> _THE EXERCISE_: Include the line containing "(12,7) rectangle (768,895);" and all lines before it, repeated exactly from the listing below, without pictures.

[begin DATA EXTRACT]

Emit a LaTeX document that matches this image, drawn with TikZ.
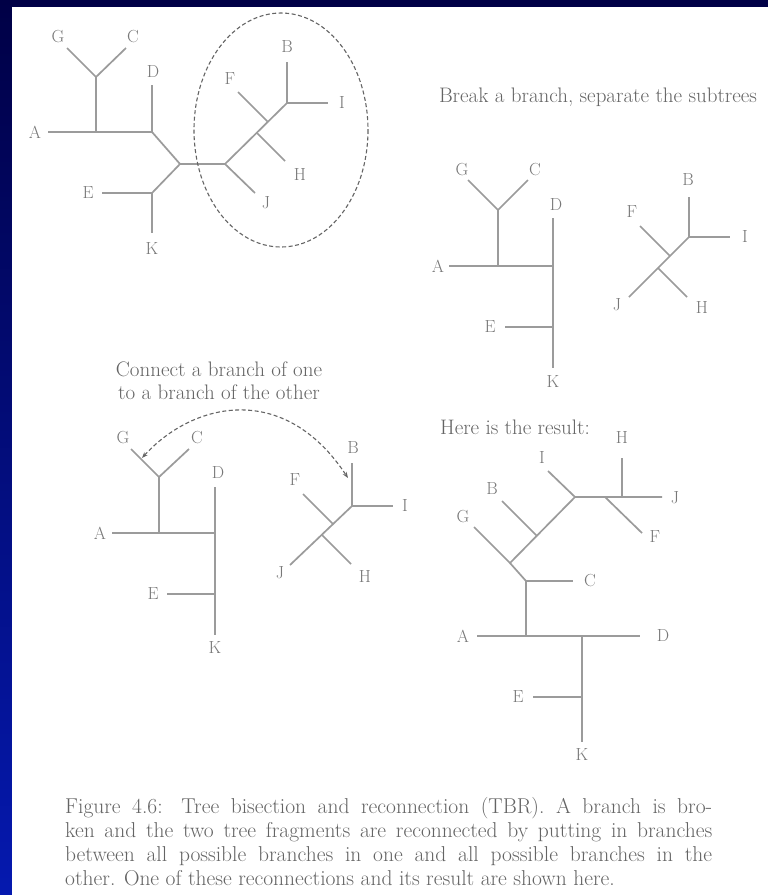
\documentclass[tikz,border=0pt]{standalone}
\usetikzlibrary{arrows.meta}
\definecolor{linegray}{RGB}{155,155,155}
\definecolor{labgray}{RGB}{120,120,120}
\definecolor{txtgray}{RGB}{100,100,100}
\definecolor{navytop}{RGB}{0,0,70}
\definecolor{navybot}{RGB}{5,25,175}
\begin{document}
\begin{tikzpicture}[x=1pt,y=-1pt,
  br/.style={draw=linegray,line width=1.7pt},
  lab/.style={text=labgray,font=\fontsize{17.5}{20}\selectfont,inner sep=0pt},
  head/.style={text=txtgray,font=\fontsize{21}{23}\selectfont,inner sep=0pt,align=center},
  capt/.style={text=txtgray,font=\fontsize{21.5}{24}\selectfont,inner sep=0pt,text width=647pt,align=justify},
  dsh/.style={draw=txtgray,line width=1.1pt,dash pattern=on 4pt off 2.5pt,>={Stealth[length=6pt,width=4.5pt]}}
]
\useasboundingbox (0,0) rectangle (768,895);
\shade[top color=navytop,bottom color=navybot] (0,0) rectangle (768,895);
\fill[white] (12,7) rectangle (768,895);

% ---------- Tree 1 (top left) ----------
\coordinate (t1gc) at (96,77);
\coordinate (t1g) at (67,48);
\coordinate (t1c) at (126,48);
\coordinate (t1a) at (48,132);
\coordinate (t1ag) at (96,132);
\coordinate (t1d) at (152,132);
\coordinate (t1dt) at (152,85);
\coordinate (t1m) at (180,164);
\coordinate (t1ek) at (152,193);
\coordinate (t1e) at (102,193);
\coordinate (t1k) at (152,233);
\coordinate (t1j) at (225,164);
\coordinate (t1je) at (255,193);
\coordinate (t1h) at (257,133);
\coordinate (t1he) at (285,161);
\coordinate (t1f) at (268,122);
\coordinate (t1fe) at (238,92);
\coordinate (t1bi) at (287,103);
\coordinate (t1b) at (287,62);
\coordinate (t1i) at (328,103);
\draw[br] (t1g) -- (t1gc) -- (t1c);
\draw[br] (t1gc) -- (t1ag);
\draw[br] (t1a) -- (t1d) -- (t1dt);
\draw[br] (t1d) -- (t1m) -- (t1ek);
\draw[br] (t1e) -- (t1ek) -- (t1k);
\draw[br,line width=2.4pt] (t1m) -- (t1j);
\draw[br] (t1j) -- (t1je);
\draw[br] (t1j) -- (t1bi);
\draw[br] (t1h) -- (t1he);
\draw[br] (t1f) -- (t1fe);
\draw[br] (t1b) -- (t1bi) -- (t1i);
\node[lab] (l1G) at (58,37) {G};
\node[lab] (l1C) at (133,37) {C};
\node[lab] (l1D) at (153,72) {D};
\node[lab] (l1A) at (35,132) {A};
\node[lab] (l1E) at (88,193) {E};
\node[lab] (l1K) at (152,249) {K};
\node[lab] (l1J) at (266,203) {J};
\node[lab] (l1H) at (300,175) {H};
\node[lab] (l1F) at (230,79) {F};
\node[lab] (l1B) at (287,47) {B};
\node[lab] (l1I) at (342,103) {I};
\draw[dsh] (281,130) ellipse [x radius=87, y radius=117];

% ---------- Heading 1 ----------
\node[head] (h1) at (598,97) {Break a branch, separate the subtrees};

% ---------- Tree 2 (top right, left part) ----------
\coordinate (t2gc) at (498,210);
\coordinate (t2g) at (468,180);
\coordinate (t2c) at (528,180);
\coordinate (t2a) at (449,266);
\coordinate (t2ag) at (498,266);
\coordinate (t2d) at (553,266);
\coordinate (t2dt) at (553,218);
\coordinate (t2e) at (505,327);
\coordinate (t2ek) at (553,327);
\coordinate (t2k) at (553,368);
\draw[br] (t2g) -- (t2gc) -- (t2c);
\draw[br] (t2gc) -- (t2ag);
\draw[br] (t2a) -- (t2d);
\draw[br] (t2dt) -- (t2k);
\draw[br] (t2e) -- (t2ek);
\node[lab] (l2G) at (462,170) {G};
\node[lab] (l2C) at (535,170) {C};
\node[lab] (l2D) at (556,205) {D};
\node[lab] (l2A) at (438,266) {A};
\node[lab] (l2E) at (490,327) {E};
\node[lab] (l2K) at (553,382) {K};

% ---------- Tree 3 (top right, right part) ----------
\coordinate (t3bi) at (689,237);
\coordinate (t3b) at (689,197);
\coordinate (t3i) at (730,237);
\coordinate (t3f) at (670,256);
\coordinate (t3fe) at (640,226);
\coordinate (t3h) at (658,268);
\coordinate (t3he) at (687,297);
\coordinate (t3j) at (629,297);
\draw[br] (t3b) -- (t3bi) -- (t3i);
\draw[br] (t3bi) -- (t3j);
\draw[br] (t3f) -- (t3fe);
\draw[br] (t3h) -- (t3he);
\node[lab] (l3B) at (688,180) {B};
\node[lab] (l3I) at (745,237) {I};
\node[lab] (l3F) at (632,212) {F};
\node[lab] (l3H) at (702,308) {H};
\node[lab] (l3J) at (617,305) {J};

% ---------- Heading 2 ----------
\node[head] (h2) at (219,381) {Connect a branch of one\\to a branch of the other};

% ---------- Tree 4 (bottom left, left part) ----------
\coordinate (t4gc) at (159,477);
\coordinate (t4g) at (131,449);
\coordinate (t4c) at (189,449);
\coordinate (t4a) at (112,533);
\coordinate (t4ag) at (159,533);
\coordinate (t4d) at (215,533);
\coordinate (t4dt) at (215,487);
\coordinate (t4e) at (167,594);
\coordinate (t4ek) at (215,594);
\coordinate (t4k) at (215,635);
\draw[br] (t4g) -- (t4gc) -- (t4c);
\draw[br] (t4gc) -- (t4ag);
\draw[br] (t4a) -- (t4d);
\draw[br] (t4dt) -- (t4k);
\draw[br] (t4e) -- (t4ek);
\node[lab] (l4G) at (123,438) {G};
\node[lab] (l4C) at (197,438) {C};
\node[lab] (l4D) at (218,473) {D};
\node[lab] (l4A) at (100,533) {A};
\node[lab] (l4E) at (153,594) {E};
\node[lab] (l4K) at (215,648) {K};

% ---------- Tree 5 (bottom left, right part) ----------
\coordinate (t5bi) at (352,506);
\coordinate (t5b) at (352,463);
\coordinate (t5i) at (393,506);
\coordinate (t5f) at (333,524);
\coordinate (t5fe) at (303,494);
\coordinate (t5h) at (322,535);
\coordinate (t5he) at (351,564);
\coordinate (t5j) at (290,565);
\draw[br] (t5b) -- (t5bi) -- (t5i);
\draw[br] (t5bi) -- (t5j);
\draw[br] (t5f) -- (t5fe);
\draw[br] (t5h) -- (t5he);
\node[lab] (l5B) at (353,448) {B};
\node[lab] (l5I) at (405,506) {I};
\node[lab] (l5F) at (295,480) {F};
\node[lab] (l5H) at (365,577) {H};
\node[lab] (l5J) at (280,573) {J};

% dashed double arrow
\coordinate (arrS) at (142,458);
\coordinate (arrE) at (348,478);
\draw[dsh,<->] (arrS) .. controls (193,402) and (284,381) .. (arrE);

% ---------- Heading 3 ----------
\node[head,anchor=west] (h3) at (440,427) {Here is the result:};

% ---------- Tree 6 (bottom right) ----------
\coordinate (t6h) at (622,458);
\coordinate (t6hj) at (622,497);
\coordinate (t6i) at (548,471);
\coordinate (t6ij) at (575,497);
\coordinate (t6fj) at (605,497);
\coordinate (t6fe) at (642,533);
\coordinate (t6j) at (662,497);
\coordinate (t6bj) at (537,536);
\coordinate (t6be) at (502,501);
\coordinate (t6gj) at (510,563);
\coordinate (t6ge) at (474,527);
\coordinate (t6cj) at (526,581);
\coordinate (t6ce) at (573,581);
\coordinate (t6ad) at (526,636);
\coordinate (t6a) at (477,636);
\coordinate (t6d) at (640,636);
\coordinate (t6ka) at (582,636);
\coordinate (t6e) at (533,697);
\coordinate (t6ek) at (582,697);
\coordinate (t6k) at (582,742);
\draw[br] (t6h) -- (t6hj);
\draw[br] (t6i) -- (t6ij) -- (t6j);
\draw[br] (t6fj) -- (t6fe);
\draw[br] (t6ij) -- (t6gj) -- (t6cj);
\draw[br] (t6bj) -- (t6be);
\draw[br] (t6gj) -- (t6ge);
\draw[br] (t6cj) -- (t6ce);
\draw[br] (t6cj) -- (t6ad);
\draw[br] (t6a) -- (t6d);
\draw[br] (t6ka) -- (t6k);
\draw[br] (t6e) -- (t6ek);
\node[lab] (l6H) at (622,438) {H};
\node[lab] (l6I) at (542,458) {I};
\node[lab] (l6J) at (675,498) {J};
\node[lab] (l6F) at (655,537) {F};
\node[lab] (l6B) at (492,489) {B};
\node[lab] (l6G) at (463,517) {G};
\node[lab] (l6C) at (590,581) {C};
\node[lab] (l6A) at (463,636) {A};
\node[lab] (l6D) at (663,636) {D};
\node[lab] (l6E) at (518,697) {E};
\node[lab] (l6K) at (582,755) {K};

% ---------- Caption ----------
\node[capt,anchor=north west] (cap) at (65,797) {Figure 4.6: Tree bisection and reconnection (TBR). A branch is bro-\linebreak
ken and the two tree fragments are reconnected by putting in branches\linebreak
between all possible branches in one and all possible branches in the\linebreak
other. One of these reconnections and its result are shown here.};
\end{tikzpicture}
\end{document}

[end DATA EXTRACT]

> _RESPONSE BELOW_:
Emit a LaTeX document that matches this image, drawn with TikZ.
\documentclass[tikz,border=0pt]{standalone}
\usetikzlibrary{arrows.meta}
\definecolor{linegray}{RGB}{155,155,155}
\definecolor{labgray}{RGB}{120,120,120}
\definecolor{txtgray}{RGB}{100,100,100}
\definecolor{navytop}{RGB}{0,0,70}
\definecolor{navybot}{RGB}{5,25,175}
\begin{document}
\begin{tikzpicture}[x=1pt,y=-1pt,
  br/.style={draw=linegray,line width=1.7pt},
  lab/.style={text=labgray,font=\fontsize{17.5}{20}\selectfont,inner sep=0pt},
  head/.style={text=txtgray,font=\fontsize{21}{23}\selectfont,inner sep=0pt,align=center},
  capt/.style={text=txtgray,font=\fontsize{21.5}{24}\selectfont,inner sep=0pt,text width=647pt,align=justify},
  dsh/.style={draw=txtgray,line width=1.1pt,dash pattern=on 4pt off 2.5pt,>={Stealth[length=6pt,width=4.5pt]}}
]
\useasboundingbox (0,0) rectangle (768,895);
\shade[top color=navytop,bottom color=navybot] (0,0) rectangle (768,895);
\fill[white] (12,7) rectangle (768,895);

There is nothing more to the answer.